Short problem:
Leave out every picture, and retype exactly the lines from the line with "Rebuild this diagram" through the line with "(soft) at (168.5,706.5)", both ends included.

Rows from a dataset of charts and code:
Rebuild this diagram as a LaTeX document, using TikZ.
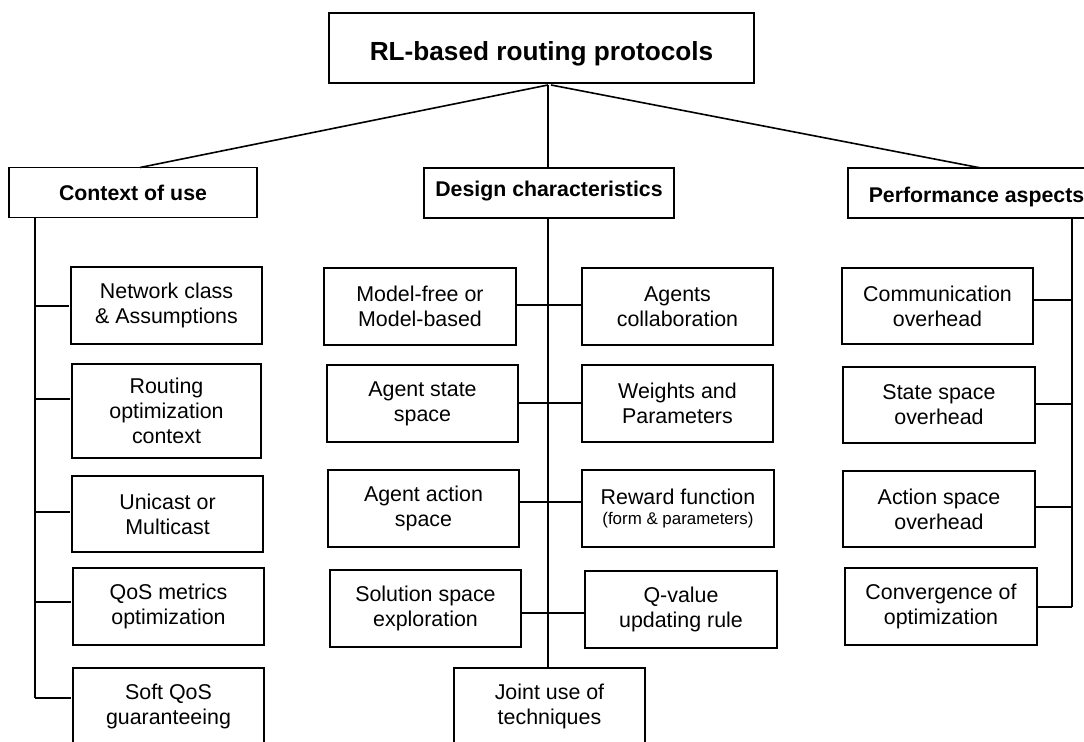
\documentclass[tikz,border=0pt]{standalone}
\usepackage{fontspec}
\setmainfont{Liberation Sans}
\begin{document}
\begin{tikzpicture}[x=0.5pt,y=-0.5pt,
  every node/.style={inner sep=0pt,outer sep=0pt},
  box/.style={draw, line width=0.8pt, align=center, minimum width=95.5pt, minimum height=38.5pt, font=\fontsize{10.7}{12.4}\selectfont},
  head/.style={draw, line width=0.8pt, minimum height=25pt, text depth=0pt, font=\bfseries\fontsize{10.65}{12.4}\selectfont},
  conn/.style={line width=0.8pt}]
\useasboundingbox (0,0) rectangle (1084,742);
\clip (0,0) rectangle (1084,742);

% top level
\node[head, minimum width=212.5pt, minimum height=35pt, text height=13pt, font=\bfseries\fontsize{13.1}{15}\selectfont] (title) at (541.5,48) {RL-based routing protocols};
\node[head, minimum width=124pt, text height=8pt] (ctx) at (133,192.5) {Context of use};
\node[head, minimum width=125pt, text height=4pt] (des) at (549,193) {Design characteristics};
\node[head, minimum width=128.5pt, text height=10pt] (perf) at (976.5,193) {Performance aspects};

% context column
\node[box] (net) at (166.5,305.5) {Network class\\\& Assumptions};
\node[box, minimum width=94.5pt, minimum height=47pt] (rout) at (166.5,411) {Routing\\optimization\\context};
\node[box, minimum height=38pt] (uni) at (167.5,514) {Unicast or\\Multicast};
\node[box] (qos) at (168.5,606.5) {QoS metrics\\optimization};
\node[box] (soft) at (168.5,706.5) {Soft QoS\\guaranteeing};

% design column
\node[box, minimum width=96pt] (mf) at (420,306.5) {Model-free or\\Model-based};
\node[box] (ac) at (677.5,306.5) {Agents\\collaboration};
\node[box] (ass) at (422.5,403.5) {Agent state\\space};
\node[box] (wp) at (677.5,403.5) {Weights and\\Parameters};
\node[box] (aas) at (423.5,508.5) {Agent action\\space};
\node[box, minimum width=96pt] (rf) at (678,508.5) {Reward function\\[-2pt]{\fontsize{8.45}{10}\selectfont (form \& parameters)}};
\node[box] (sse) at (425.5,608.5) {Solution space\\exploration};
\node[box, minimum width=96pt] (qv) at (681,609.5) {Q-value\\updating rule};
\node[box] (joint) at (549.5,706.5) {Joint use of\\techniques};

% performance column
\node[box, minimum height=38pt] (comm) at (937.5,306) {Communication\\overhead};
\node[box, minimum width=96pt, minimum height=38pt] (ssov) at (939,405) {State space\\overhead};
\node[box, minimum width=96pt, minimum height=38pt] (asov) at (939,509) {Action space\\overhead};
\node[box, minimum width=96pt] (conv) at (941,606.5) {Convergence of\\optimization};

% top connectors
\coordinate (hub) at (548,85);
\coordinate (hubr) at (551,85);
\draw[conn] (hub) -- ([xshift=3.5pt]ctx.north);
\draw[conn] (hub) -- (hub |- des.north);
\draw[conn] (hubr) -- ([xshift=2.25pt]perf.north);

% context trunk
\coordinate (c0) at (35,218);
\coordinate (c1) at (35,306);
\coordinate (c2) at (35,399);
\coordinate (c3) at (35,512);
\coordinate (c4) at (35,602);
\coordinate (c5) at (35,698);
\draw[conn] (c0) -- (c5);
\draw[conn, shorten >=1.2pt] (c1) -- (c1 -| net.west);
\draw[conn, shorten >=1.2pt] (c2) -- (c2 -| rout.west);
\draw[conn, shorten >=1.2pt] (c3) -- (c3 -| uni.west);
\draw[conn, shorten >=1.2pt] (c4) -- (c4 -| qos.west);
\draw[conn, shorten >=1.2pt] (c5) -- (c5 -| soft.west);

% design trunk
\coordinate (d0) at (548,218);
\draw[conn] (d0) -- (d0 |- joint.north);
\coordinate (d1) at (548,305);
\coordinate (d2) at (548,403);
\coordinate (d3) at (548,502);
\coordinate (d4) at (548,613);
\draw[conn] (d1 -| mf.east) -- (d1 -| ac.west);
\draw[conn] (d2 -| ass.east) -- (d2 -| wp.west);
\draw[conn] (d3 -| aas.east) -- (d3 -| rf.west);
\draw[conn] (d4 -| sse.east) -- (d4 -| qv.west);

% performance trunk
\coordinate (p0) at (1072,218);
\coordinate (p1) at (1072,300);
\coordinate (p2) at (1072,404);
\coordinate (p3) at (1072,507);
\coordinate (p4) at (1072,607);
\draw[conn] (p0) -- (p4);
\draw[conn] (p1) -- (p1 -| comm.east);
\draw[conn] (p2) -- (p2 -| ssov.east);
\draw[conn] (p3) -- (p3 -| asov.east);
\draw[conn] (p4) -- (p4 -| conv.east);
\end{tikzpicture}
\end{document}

--

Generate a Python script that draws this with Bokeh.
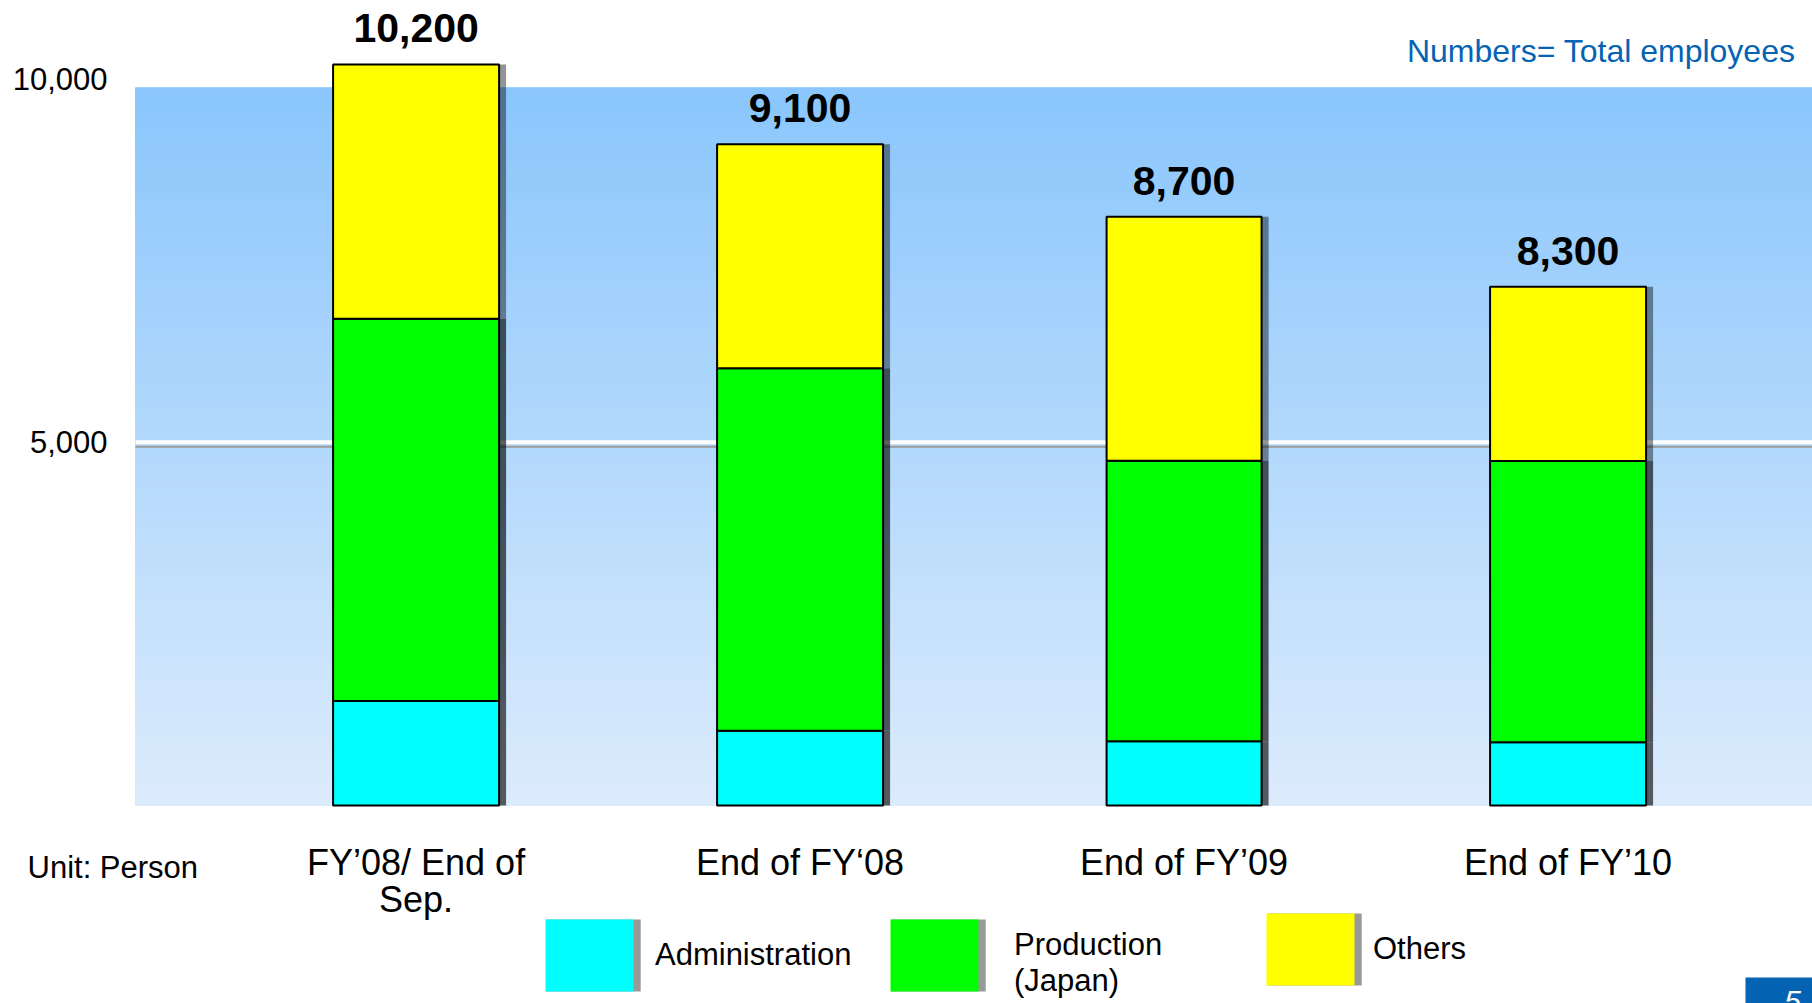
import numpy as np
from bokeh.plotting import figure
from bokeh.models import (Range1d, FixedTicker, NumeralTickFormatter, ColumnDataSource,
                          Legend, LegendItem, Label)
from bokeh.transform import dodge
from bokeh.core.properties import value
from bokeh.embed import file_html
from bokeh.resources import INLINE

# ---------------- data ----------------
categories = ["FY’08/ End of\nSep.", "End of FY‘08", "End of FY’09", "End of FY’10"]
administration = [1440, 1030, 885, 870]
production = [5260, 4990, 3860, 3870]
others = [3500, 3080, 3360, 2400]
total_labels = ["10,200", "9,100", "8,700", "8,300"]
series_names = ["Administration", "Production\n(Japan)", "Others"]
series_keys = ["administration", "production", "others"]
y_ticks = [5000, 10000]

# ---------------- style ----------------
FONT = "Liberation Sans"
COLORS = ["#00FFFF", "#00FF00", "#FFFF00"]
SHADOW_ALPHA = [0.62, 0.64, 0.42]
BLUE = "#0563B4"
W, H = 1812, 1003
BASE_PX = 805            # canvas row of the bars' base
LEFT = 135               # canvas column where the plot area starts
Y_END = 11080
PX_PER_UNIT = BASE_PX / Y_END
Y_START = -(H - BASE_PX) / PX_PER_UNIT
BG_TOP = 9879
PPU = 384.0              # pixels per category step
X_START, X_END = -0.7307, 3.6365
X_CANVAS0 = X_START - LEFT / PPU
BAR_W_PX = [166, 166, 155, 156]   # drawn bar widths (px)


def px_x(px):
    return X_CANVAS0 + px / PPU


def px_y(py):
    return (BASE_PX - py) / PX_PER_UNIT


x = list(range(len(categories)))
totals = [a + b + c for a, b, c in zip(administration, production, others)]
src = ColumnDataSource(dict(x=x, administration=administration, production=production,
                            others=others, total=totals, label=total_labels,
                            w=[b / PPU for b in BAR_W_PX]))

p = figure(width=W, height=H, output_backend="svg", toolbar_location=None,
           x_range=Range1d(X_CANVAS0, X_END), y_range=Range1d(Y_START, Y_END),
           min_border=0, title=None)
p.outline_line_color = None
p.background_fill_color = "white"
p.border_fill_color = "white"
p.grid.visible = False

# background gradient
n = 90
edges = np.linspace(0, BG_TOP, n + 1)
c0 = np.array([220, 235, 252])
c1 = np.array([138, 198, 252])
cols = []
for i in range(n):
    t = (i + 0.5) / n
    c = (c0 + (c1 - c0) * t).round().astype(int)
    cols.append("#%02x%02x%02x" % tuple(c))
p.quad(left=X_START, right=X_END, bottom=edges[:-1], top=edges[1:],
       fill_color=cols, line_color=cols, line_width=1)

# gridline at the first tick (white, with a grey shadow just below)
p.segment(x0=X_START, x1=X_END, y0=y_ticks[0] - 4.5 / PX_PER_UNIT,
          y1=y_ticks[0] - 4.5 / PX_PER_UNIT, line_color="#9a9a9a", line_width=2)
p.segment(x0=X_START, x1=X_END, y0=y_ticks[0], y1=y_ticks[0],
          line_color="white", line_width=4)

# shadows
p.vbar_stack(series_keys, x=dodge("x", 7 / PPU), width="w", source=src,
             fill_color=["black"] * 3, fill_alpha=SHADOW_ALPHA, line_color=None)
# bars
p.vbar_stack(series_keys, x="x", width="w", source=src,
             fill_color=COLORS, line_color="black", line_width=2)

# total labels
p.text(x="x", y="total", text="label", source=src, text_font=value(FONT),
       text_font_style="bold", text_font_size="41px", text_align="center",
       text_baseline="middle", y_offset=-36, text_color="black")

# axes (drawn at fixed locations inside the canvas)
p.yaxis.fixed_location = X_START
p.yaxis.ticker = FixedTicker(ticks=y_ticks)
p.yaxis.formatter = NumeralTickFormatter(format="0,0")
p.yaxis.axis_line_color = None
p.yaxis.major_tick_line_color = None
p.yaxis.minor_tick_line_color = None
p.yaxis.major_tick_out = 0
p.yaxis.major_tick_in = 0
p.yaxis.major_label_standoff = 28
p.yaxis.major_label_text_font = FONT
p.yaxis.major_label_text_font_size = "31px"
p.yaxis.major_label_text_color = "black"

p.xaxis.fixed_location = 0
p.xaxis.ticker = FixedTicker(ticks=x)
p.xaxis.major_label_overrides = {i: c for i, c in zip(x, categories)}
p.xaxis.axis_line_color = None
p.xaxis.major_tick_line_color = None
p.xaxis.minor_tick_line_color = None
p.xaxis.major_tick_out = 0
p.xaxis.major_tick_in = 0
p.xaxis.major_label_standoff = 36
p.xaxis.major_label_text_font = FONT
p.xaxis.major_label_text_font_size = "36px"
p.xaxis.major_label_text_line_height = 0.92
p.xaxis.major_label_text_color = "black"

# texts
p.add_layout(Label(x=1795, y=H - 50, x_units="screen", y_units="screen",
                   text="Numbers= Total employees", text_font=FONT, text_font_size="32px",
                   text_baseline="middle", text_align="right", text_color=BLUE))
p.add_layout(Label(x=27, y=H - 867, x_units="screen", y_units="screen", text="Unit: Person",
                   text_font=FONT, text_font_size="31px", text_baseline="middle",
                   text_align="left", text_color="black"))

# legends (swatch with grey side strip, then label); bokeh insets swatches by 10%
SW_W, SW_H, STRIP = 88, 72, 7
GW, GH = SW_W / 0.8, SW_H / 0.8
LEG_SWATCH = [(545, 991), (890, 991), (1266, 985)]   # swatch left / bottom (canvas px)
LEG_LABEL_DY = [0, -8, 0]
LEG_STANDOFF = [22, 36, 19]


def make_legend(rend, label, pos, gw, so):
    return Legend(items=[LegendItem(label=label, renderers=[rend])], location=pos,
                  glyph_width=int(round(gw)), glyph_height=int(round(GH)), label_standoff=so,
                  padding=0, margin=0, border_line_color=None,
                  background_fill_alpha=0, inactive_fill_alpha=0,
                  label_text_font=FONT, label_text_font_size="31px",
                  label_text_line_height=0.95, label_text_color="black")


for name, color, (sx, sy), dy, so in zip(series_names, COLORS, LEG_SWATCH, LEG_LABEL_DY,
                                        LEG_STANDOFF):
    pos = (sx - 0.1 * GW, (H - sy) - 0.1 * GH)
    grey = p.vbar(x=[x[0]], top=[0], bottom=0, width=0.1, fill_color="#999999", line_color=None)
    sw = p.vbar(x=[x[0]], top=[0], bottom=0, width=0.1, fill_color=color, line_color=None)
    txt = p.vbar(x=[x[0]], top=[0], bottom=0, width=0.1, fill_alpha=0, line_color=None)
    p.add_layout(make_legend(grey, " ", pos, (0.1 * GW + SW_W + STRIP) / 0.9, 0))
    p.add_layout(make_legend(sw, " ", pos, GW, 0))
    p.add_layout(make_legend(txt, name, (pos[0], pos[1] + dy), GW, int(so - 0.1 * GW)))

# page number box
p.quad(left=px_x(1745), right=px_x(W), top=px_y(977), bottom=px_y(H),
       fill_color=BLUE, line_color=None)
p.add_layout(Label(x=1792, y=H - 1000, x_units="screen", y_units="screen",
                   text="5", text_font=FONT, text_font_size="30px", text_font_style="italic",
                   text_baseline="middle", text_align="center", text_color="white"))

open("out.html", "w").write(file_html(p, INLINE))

Correct response:
Rebuild this diagram as a LaTeX document, using TikZ.
\documentclass[tikz,border=0pt]{standalone}
\usepackage{fontspec}
\setmainfont{Liberation Sans}
\begin{document}
\begin{tikzpicture}[x=0.5pt,y=-0.5pt,
  every node/.style={inner sep=0pt,outer sep=0pt},
  box/.style={draw, line width=0.8pt, align=center, minimum width=95.5pt, minimum height=38.5pt, font=\fontsize{10.7}{12.4}\selectfont},
  head/.style={draw, line width=0.8pt, minimum height=25pt, text depth=0pt, font=\bfseries\fontsize{10.65}{12.4}\selectfont},
  conn/.style={line width=0.8pt}]
\useasboundingbox (0,0) rectangle (1084,742);
\clip (0,0) rectangle (1084,742);

% top level
\node[head, minimum width=212.5pt, minimum height=35pt, text height=13pt, font=\bfseries\fontsize{13.1}{15}\selectfont] (title) at (541.5,48) {RL-based routing protocols};
\node[head, minimum width=124pt, text height=8pt] (ctx) at (133,192.5) {Context of use};
\node[head, minimum width=125pt, text height=4pt] (des) at (549,193) {Design characteristics};
\node[head, minimum width=128.5pt, text height=10pt] (perf) at (976.5,193) {Performance aspects};

% context column
\node[box] (net) at (166.5,305.5) {Network class\\\& Assumptions};
\node[box, minimum width=94.5pt, minimum height=47pt] (rout) at (166.5,411) {Routing\\optimization\\context};
\node[box, minimum height=38pt] (uni) at (167.5,514) {Unicast or\\Multicast};
\node[box] (qos) at (168.5,606.5) {QoS metrics\\optimization};
\node[box] (soft) at (168.5,706.5) {Soft QoS\\guaranteeing};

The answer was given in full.